I've been adding a test suite to a young project over the past couple of weeks. (Seems like a good use of my skills.)
Going from zero tests to the basic "does it compile?" test is a huge improvement, the same way that going from zero tests for a feature to one test for a feature is a dramatic improvement. You do get more value for each test you add, but novice testers don't always realize the nuance that there's a point of diminishing returns with test coverage.
Like code, tests have a cost. Every additional line of code is code that has to be maintained. If the value of the feature that enables is greater than the cost of maintenance, you've made a wise investment. Sometimes the opposite is true.
One of the most dramatic examples of cost I've seen in the past couple of weeks is the cost of time spent running the test suite. Every new test file added to the system adds about three seconds to the length of time required to run the entire suite. That's almost entirely setup time, dominated by disk IO. (The IO-heavy setup means that running the test suite in parallel actually takes longer than running the tests serially.) After two weeks of work, the test suite has gone from a few assertions which run (and fail) in a couple of seconds to over 1600 assertions which run in somewhere between 70 an 80 seconds.

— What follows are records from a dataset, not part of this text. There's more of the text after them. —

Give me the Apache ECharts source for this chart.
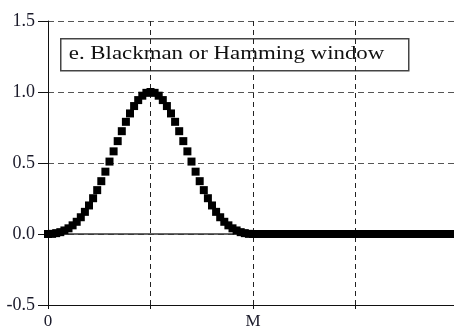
<!DOCTYPE html>
<html><head><meta charset="utf-8">
<script src="https://cdn.jsdelivr.net/npm/echarts@6/dist/echarts.min.js"></script>
<style>html,body{margin:0;padding:0;background:#fff}#c{width:454px;height:329px}</style>
</head><body><div id="c"></div>
<script>
// sample index (0..100), window spans 0..M where M = 50
var windowValues = [
 0.000,0.001,0.006,0.013,0.025,0.040,0.061,0.086,0.118,0.156,
 0.201,0.252,0.309,0.372,0.439,0.510,0.582,0.654,0.724,0.790,
 0.849,0.901,0.943,0.974,0.994,1.000,0.994,0.974,0.943,0.901,
 0.849,0.790,0.724,0.654,0.582,0.510,0.439,0.372,0.309,0.252,
 0.201,0.156,0.118,0.086,0.061,0.040,0.025,0.013,0.006,0.001,
 0.000,
 0,0,0,0,0,0,0,0,0,0, 0,0,0,0,0,0,0,0,0,0,
 0,0,0,0,0,0,0,0,0,0, 0,0,0,0,0,0,0,0,0,0,
 0,0,0,0,0,0,0,0,0,0
];
var xTickValues = [0, 25, 50, 75, 100];
var xTickLabels = ['0', '', 'M', '', ''];
var yTicks = [-0.5, 0.0, 0.5, 1.0, 1.5];
var legendText = 'e. Blackman or Hamming window';

var pts = windowValues.map(function(v, i){ return [i, v]; });
var serif = 'Liberation Serif';
var chart = echarts.init(document.getElementById('c'));
chart.setOption({
  animation: false,
  grid: {left: 48, width: 410, top: 21, bottom: 24, outerBoundsMode: 'none', containLabel: false},
  xAxis: [{
    type: 'value', min: 0, max: 100, interval: 25,
    axisLine: {show: true, onZero: false, lineStyle: {color: '#111', width: 1}},
    axisTick: {show: true, length: 4, inside: false, lineStyle: {color: '#111'}},
    axisLabel: {
      fontFamily: serif, fontSize: 17, color: '#1a1a2a', margin: 8,
      formatter: function(v){ var k = xTickValues.indexOf(v); return k >= 0 ? xTickLabels[k] : ''; }
    },
    splitLine: {show: true, lineStyle: {color: '#222', type: [5, 4], width: 1}}
  }, {
    type: 'value', position: 'top', min: 0, max: 100, interval: 25,
    axisLine: {show: true, lineStyle: {color: '#333', width: 1.5}},
    axisTick: {show: false}, axisLabel: {show: false}, splitLine: {show: false}
  }],
  yAxis: {
    type: 'value', min: -0.5, max: 1.5, interval: 0.5,
    axisLine: {show: true, lineStyle: {color: '#111', width: 1}},
    axisTick: {show: true, length: 10, lineStyle: {color: '#111'}},
    axisLabel: {
      fontFamily: serif, fontSize: 18, color: '#1a1a2a', margin: 13,
      formatter: function(v){ return v.toFixed(1); }
    },
    splitLine: {show: true, lineStyle: {color: '#555', type: [6, 4], width: 1}}
  },
  series: [{
    type: 'scatter', data: pts, symbol: 'rect', symbolSize: 8,
    itemStyle: {color: '#000', opacity: 1}, clip: false, silent: true
  }],
  graphic: [{
    type: 'group', left: 60, top: 38, children: [
      {type: 'rect', shape: {x: 0, y: 0, width: 348, height: 32},
       style: {fill: '#fff', stroke: '#444', lineWidth: 1.5}},
      {type: 'text', x: 8, y: 16, scaleX: 1.27,
       style: {text: legendText, font: '18px "Liberation Serif"', fill: '#111', verticalAlign: 'middle'}}
    ]
  }]
});
</script></body></html>
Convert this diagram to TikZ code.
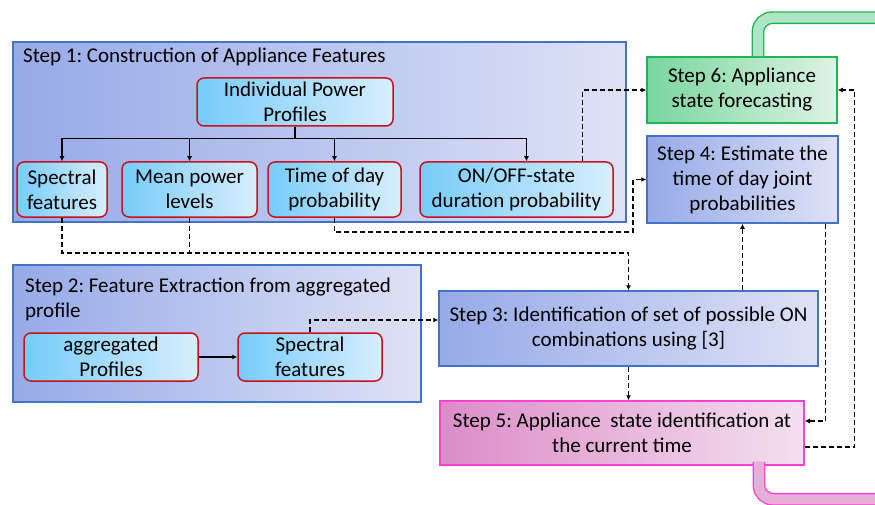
\documentclass[tikz,border=0pt]{standalone}
\usepackage{fontspec}
\setmainfont{Carlito}
\frenchspacing
\usetikzlibrary{positioning,calc,arrows.meta}

\definecolor{frameblue}{RGB}{68,114,196}
\definecolor{frameL}{RGB}{150,170,232}
\definecolor{frameR}{RGB}{222,226,246}
\definecolor{featred}{RGB}{200,16,30}
\definecolor{featL}{RGB}{118,204,250}
\definecolor{featR}{RGB}{216,238,253}
\definecolor{fcgreen}{RGB}{34,178,86}
\definecolor{fcgreenL}{RGB}{120,214,158}
\definecolor{fcgreenR}{RGB}{222,243,228}
\definecolor{idpink}{RGB}{255,64,208}
\definecolor{idpinkL}{RGB}{220,140,200}
\definecolor{idpinkR}{RGB}{244,224,240}

\begin{document}
\begin{tikzpicture}[x=1pt,y=-1pt,font=\fontsize{21}{25}\selectfont,
    frame/.style={draw=frameblue,line width=1.5pt,left color=frameL,right color=frameR,inner sep=0pt},
    feat/.style={draw=featred,line width=1.5pt,rounded corners=7pt,left color=featL,right color=featR,align=center,inner sep=0pt},
    flow/.style={line width=1.3pt,-{Latex[length=5pt,width=5pt]}},
    dflow/.style={flow,dash pattern=on 5pt off 3pt},
    dline/.style={line width=1.3pt,dash pattern=on 5pt off 3pt},
    pipe/.style={line width=1.4pt,double distance=10pt,rounded corners=14pt}]

\useasboundingbox (0,0) rectangle (875,505);

% step 1
\node[frame,minimum width=613pt,minimum height=180pt] (step1) at (319.5,132) {};
\node[anchor=base west,inner sep=0pt] (title1) at (23,63) {Step 1: Construction of Appliance Features};
\node[feat,minimum width=196pt,minimum height=48pt] (ipp) at (295,102) {Individual Power\\Profiles};
\node[feat,minimum width=90pt,minimum height=55pt] (spec1) at (62,189.5) {Spectral\\features};
\node[feat,minimum width=135pt,minimum height=55pt] (mean) at (189.5,189.5) {Mean power\\levels};
\node[feat,minimum width=133pt,minimum height=55pt] (tod) at (334.5,189.5) {Time of day\\probability};
\node[feat,minimum width=193pt,minimum height=55pt] (onoff) at (516.5,189.5) {ON/OFF-state\\duration probability};

% step 2
\node[frame,minimum width=408pt,minimum height=137pt] (step2) at (217,333.5) {};
\node[anchor=north west,align=left,inner sep=0pt] (title2) at (25,278) {Step 2: Feature Extraction from aggregated\\profile};
\node[feat,minimum width=174pt,minimum height=48pt] (agg) at (111,357) {aggregated\\Profiles};
\node[feat,minimum width=144pt,minimum height=48pt] (spec2) at (310,357) {Spectral\\features};

% steps 3 to 6
\node[frame,minimum width=379pt,minimum height=75pt,align=center] (step3) at (628.5,328.5) {Step 3: Identification of set of possible ON\\combinations using [3]};
\node[frame,minimum width=191pt,minimum height=87pt,align=center] (step4) at (742.5,179.5) {Step 4: Estimate the\\time of day joint\\probabilities};
\node[draw=fcgreen,line width=1.5pt,left color=fcgreenL,right color=fcgreenR,minimum width=190pt,minimum height=66pt,align=center,inner sep=0pt] (step6) at (742,90) {Step 6: Appliance\\state forecasting};
\node[draw=idpink,line width=1.5pt,left color=idpinkL,right color=idpinkR,minimum width=364pt,minimum height=64pt,align=center,inner sep=0pt] (step5) at (622,433) {Step 5: Appliance\ \ state identification at\\the current time};

% outgoing pipes
\draw[pipe,draw=fcgreen,double=fcgreenL!60] ([xshift=16pt]step6.north) -- ++(0,-38.5) -- ++(140,0);
\draw[pipe,draw=idpink,double=idpinkL!70] ([xshift=137pt,yshift=4pt]step5.south) -- ++(0,37.5) -- ++(140,0);

% solid arrows
\foreach \n in {spec1,mean,tod}
  \draw[flow] (ipp.south) -- ++(0,12) -| (\n.north);
\draw[flow] (ipp.south) -- ++(0,12) -| ([xshift=10pt]onoff.north);
\draw[flow] (agg) -- (spec2);

% dashed arrows
\coordinate (j1) at (633,232);
\coordinate (j2) at (628.5,253);
\draw[dflow] ([xshift=-31pt]onoff.north east) |- (step6.west);
\draw[dflow] (tod.south) |- (j1) |- (step4.west);
\draw[dflow] (spec1.south) |- (j2) -- (step3.north);
\draw[dline] (mean.south) -- (mean.south |- j2);
\draw[dflow] (spec2.north) |- ([yshift=8.5pt]step3.west);
\draw[dflow] (step4.south |- step3.north) -- (step4.south);
\draw[dflow] (step3.south) -- (step3.south |- step5.north);
\draw[dflow] ([xshift=-13pt]step4.south east) |- ([yshift=12pt]step5.east);
\draw[dflow] ([yshift=-14pt]step5.east) -| ([xshift=17pt]step6.east) -- (step6.east);
\end{tikzpicture}
\end{document}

The amount of coverage is decent, and the ability to write code and to change things without fear of breaking important features is very nice, but the longer the test suite takes to run, the less likely people are to run it before making commits. (This has happened.)
As my colleage Jim Shore wrote, a ten minute build is the golden standard for deployment, testing, and automation quality. (If I were to add anything, I would suggest that you should be able to check out the project on a fresh machine and generate a deployable version—completely tested—within ten minutes.)
Automation is step one. Test quality is another step—and getting the speed of the test suite back under 20 seconds is a goal for sure.
Sounds like it might be worth reading the data in first, then forking to run each test. Do any of the test architectures support that?
Also, if you haven't seen it, IncPy (http://www.pgbovine.net/incpy.html) is a hugely awesome idea that could hold promise in testing situations. Developers could repeatedly & incrementally run only the tests that need re-running after making a small change, then at the end of a dev cycle, run the whole thing turning memoization off. I've never tried IncPy, and it looks like it might have gone stale, but what a cool idea.